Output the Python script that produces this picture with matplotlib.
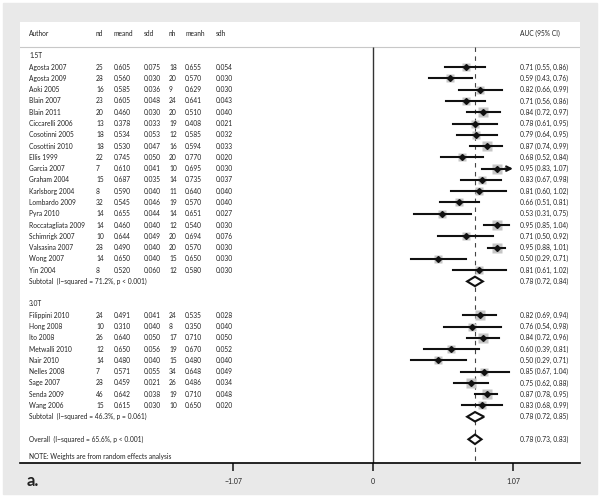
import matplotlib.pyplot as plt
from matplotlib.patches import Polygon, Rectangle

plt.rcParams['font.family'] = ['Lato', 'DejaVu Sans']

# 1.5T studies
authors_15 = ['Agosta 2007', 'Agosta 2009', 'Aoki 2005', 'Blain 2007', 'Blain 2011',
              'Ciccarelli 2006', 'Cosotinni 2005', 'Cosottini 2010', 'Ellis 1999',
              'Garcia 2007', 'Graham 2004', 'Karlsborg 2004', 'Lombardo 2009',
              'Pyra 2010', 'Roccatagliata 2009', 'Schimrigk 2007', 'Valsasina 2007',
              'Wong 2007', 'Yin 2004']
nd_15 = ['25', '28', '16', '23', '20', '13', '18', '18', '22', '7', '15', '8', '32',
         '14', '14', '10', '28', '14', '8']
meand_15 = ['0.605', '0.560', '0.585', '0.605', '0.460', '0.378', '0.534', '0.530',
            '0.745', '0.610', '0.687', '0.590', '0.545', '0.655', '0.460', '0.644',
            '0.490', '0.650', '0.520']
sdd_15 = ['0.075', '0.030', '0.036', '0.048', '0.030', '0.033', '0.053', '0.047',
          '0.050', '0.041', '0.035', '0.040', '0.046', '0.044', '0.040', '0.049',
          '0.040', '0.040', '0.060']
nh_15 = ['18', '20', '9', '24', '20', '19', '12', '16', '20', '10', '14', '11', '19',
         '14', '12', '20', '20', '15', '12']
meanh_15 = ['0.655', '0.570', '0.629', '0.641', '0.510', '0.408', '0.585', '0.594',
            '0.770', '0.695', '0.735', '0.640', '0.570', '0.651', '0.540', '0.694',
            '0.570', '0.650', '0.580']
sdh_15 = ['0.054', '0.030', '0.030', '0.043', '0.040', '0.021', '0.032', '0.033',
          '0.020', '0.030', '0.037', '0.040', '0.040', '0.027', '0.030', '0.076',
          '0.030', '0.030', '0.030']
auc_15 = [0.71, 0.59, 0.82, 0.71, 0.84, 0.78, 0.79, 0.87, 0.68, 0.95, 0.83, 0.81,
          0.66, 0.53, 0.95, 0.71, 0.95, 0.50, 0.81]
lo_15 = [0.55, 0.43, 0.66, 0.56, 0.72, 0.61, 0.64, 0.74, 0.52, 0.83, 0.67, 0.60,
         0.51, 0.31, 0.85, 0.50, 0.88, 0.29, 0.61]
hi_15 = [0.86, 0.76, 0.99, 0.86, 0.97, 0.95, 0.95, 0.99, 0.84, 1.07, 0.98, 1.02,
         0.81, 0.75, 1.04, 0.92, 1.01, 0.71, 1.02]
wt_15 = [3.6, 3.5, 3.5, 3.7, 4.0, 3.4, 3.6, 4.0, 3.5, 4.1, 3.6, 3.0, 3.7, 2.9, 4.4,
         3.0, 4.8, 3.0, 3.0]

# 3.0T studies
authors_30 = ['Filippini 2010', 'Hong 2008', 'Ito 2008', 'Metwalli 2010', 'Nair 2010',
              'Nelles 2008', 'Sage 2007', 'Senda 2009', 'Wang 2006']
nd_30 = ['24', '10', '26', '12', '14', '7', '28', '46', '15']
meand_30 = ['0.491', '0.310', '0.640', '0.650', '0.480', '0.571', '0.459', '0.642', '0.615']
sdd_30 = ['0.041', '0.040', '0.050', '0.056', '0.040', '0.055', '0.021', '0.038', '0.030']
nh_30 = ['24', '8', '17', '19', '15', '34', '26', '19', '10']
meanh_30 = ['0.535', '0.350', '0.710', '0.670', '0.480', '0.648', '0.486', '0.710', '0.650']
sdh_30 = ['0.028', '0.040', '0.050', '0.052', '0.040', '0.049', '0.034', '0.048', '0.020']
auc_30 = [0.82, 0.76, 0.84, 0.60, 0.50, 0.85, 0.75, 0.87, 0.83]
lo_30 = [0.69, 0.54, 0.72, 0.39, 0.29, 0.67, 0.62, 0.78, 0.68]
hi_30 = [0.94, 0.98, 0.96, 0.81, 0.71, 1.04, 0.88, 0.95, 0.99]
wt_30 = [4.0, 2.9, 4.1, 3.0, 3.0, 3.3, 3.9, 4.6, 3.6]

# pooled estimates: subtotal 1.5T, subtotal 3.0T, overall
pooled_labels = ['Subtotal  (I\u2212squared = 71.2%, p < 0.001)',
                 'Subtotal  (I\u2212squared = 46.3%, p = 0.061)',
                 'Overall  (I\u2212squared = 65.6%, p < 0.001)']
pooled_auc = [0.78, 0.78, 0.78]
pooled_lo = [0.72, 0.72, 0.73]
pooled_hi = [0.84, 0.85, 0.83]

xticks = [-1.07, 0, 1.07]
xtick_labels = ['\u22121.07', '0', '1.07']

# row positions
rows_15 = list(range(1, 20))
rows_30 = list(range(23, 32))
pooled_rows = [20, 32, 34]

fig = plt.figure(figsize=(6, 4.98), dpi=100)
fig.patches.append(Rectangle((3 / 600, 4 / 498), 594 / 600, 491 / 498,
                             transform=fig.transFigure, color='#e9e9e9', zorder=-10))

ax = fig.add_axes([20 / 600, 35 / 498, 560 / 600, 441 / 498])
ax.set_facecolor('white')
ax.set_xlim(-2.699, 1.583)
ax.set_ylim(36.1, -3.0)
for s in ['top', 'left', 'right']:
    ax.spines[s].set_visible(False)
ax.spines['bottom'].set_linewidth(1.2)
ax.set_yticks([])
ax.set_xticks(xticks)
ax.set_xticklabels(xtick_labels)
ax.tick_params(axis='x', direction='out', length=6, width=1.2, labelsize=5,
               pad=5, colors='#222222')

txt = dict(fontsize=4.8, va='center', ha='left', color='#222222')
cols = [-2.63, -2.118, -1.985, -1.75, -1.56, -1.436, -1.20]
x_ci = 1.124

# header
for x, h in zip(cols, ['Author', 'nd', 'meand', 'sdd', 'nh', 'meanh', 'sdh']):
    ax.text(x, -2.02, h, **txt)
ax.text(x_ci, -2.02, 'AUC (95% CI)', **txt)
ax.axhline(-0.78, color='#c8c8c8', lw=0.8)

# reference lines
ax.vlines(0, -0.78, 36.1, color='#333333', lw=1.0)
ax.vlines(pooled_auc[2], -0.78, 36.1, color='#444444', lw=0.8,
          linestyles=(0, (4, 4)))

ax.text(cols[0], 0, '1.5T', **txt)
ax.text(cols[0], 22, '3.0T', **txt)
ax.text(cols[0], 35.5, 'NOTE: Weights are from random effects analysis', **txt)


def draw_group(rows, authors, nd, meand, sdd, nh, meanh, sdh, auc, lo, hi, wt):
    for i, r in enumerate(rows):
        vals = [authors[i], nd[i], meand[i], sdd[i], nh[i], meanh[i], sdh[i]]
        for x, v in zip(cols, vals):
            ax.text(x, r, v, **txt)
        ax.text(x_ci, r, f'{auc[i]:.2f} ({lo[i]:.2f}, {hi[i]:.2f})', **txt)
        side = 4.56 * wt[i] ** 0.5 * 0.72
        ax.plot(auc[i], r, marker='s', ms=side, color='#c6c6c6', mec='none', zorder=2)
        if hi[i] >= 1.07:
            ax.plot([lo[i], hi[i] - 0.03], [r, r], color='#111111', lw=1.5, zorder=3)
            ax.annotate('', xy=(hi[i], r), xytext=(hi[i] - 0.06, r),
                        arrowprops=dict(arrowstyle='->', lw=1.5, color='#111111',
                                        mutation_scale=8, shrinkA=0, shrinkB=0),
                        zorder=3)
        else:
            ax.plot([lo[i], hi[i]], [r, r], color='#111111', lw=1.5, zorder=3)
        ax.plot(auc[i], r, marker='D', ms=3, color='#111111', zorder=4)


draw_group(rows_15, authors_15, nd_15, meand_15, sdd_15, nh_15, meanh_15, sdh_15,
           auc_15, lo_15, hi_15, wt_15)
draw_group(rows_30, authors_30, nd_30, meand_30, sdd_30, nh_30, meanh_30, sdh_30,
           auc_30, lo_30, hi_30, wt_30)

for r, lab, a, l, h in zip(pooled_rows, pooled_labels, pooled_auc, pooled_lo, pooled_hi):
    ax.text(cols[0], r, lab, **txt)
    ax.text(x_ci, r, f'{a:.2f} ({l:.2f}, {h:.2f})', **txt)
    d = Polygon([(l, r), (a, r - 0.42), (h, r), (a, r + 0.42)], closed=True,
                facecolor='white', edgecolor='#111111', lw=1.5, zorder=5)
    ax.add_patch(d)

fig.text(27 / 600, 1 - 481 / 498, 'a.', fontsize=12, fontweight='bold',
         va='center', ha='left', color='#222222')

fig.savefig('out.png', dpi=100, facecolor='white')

========

Only the lines from the top of the data through the line with "plt.rcParams['font.family'] = ['Lato', 'DejaVu" should be quoted, exactly and with both ends kept; skip the pictures.

ANSWER -
Output the Python script that produces this picture with matplotlib.
import matplotlib.pyplot as plt
from matplotlib.patches import Polygon, Rectangle

plt.rcParams['font.family'] = ['Lato', 'DejaVu Sans']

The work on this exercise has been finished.